Show, in full, each line of the data that contains "this".

● Input:
##########
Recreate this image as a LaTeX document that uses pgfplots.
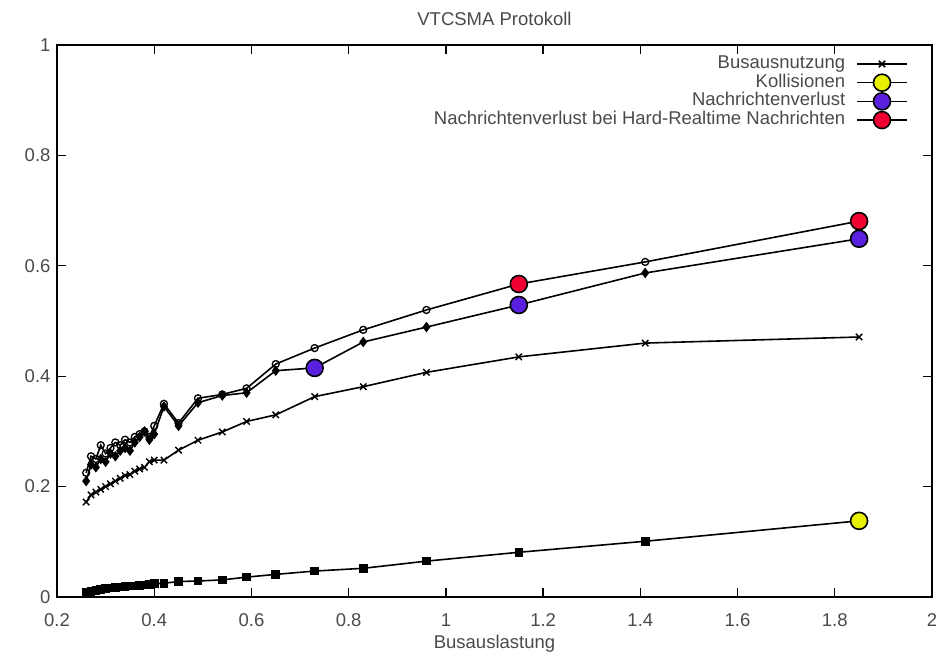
##########
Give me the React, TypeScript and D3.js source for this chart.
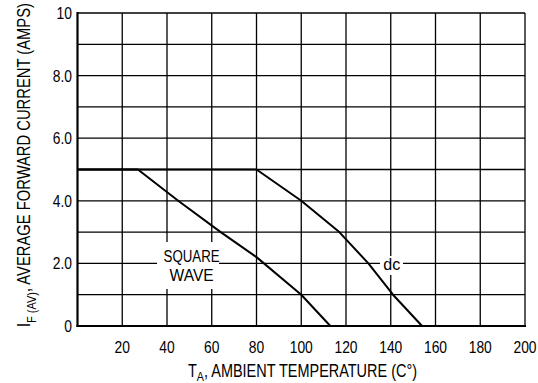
##########
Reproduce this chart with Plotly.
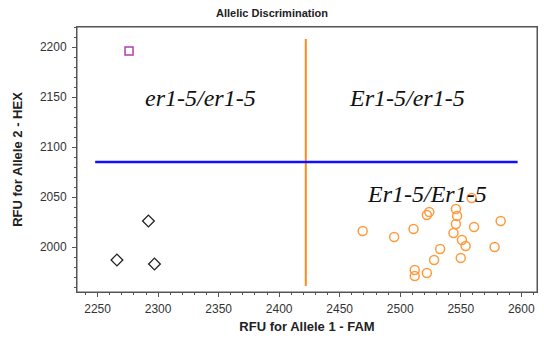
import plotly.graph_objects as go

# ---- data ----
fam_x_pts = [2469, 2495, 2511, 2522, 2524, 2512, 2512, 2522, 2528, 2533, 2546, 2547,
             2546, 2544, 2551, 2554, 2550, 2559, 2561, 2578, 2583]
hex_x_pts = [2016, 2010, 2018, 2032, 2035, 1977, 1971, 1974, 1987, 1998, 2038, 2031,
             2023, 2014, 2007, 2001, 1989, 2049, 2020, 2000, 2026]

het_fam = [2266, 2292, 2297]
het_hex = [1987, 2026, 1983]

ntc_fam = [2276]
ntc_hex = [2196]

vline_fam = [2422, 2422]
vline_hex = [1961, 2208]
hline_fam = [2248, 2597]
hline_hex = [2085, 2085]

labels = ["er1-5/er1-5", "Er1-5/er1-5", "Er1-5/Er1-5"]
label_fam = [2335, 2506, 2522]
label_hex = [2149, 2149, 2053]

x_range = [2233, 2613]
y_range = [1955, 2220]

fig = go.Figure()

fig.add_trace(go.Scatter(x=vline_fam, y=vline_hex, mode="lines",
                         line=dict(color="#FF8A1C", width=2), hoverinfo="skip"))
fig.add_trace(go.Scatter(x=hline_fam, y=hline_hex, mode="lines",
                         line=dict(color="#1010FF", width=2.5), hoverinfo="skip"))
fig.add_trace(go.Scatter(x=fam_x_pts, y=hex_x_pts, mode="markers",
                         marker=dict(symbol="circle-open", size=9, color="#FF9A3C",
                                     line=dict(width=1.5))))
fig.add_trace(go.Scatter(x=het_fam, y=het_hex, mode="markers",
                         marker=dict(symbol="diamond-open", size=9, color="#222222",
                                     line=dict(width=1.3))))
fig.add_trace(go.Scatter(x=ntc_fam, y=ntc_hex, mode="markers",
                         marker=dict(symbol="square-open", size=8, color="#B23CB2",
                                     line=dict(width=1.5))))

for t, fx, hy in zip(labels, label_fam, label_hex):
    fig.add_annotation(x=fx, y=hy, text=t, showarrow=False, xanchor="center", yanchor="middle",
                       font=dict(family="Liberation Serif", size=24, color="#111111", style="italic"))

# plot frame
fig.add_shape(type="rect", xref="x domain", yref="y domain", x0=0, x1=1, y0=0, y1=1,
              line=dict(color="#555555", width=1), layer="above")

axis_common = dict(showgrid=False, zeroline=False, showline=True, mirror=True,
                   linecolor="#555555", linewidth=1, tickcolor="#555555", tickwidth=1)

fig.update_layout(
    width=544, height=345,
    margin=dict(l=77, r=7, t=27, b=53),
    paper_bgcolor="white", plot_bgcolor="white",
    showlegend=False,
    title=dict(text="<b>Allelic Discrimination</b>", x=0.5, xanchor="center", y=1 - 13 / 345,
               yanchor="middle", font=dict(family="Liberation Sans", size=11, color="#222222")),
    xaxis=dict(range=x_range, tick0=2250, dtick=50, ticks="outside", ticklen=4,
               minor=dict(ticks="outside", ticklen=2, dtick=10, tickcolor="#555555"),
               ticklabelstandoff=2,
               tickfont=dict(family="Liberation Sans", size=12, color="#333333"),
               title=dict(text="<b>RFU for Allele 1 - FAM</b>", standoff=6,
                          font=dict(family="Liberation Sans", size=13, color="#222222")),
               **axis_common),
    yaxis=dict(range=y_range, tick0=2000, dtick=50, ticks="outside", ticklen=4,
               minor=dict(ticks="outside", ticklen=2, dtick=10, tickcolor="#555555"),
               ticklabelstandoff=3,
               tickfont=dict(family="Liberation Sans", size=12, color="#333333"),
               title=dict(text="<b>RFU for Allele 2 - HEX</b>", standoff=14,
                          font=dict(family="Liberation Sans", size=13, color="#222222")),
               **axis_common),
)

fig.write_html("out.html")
##########
● Exercise result:
Recreate this image as a LaTeX document that uses pgfplots.
Give me the React, TypeScript and D3.js source for this chart.
Reproduce this chart with Plotly.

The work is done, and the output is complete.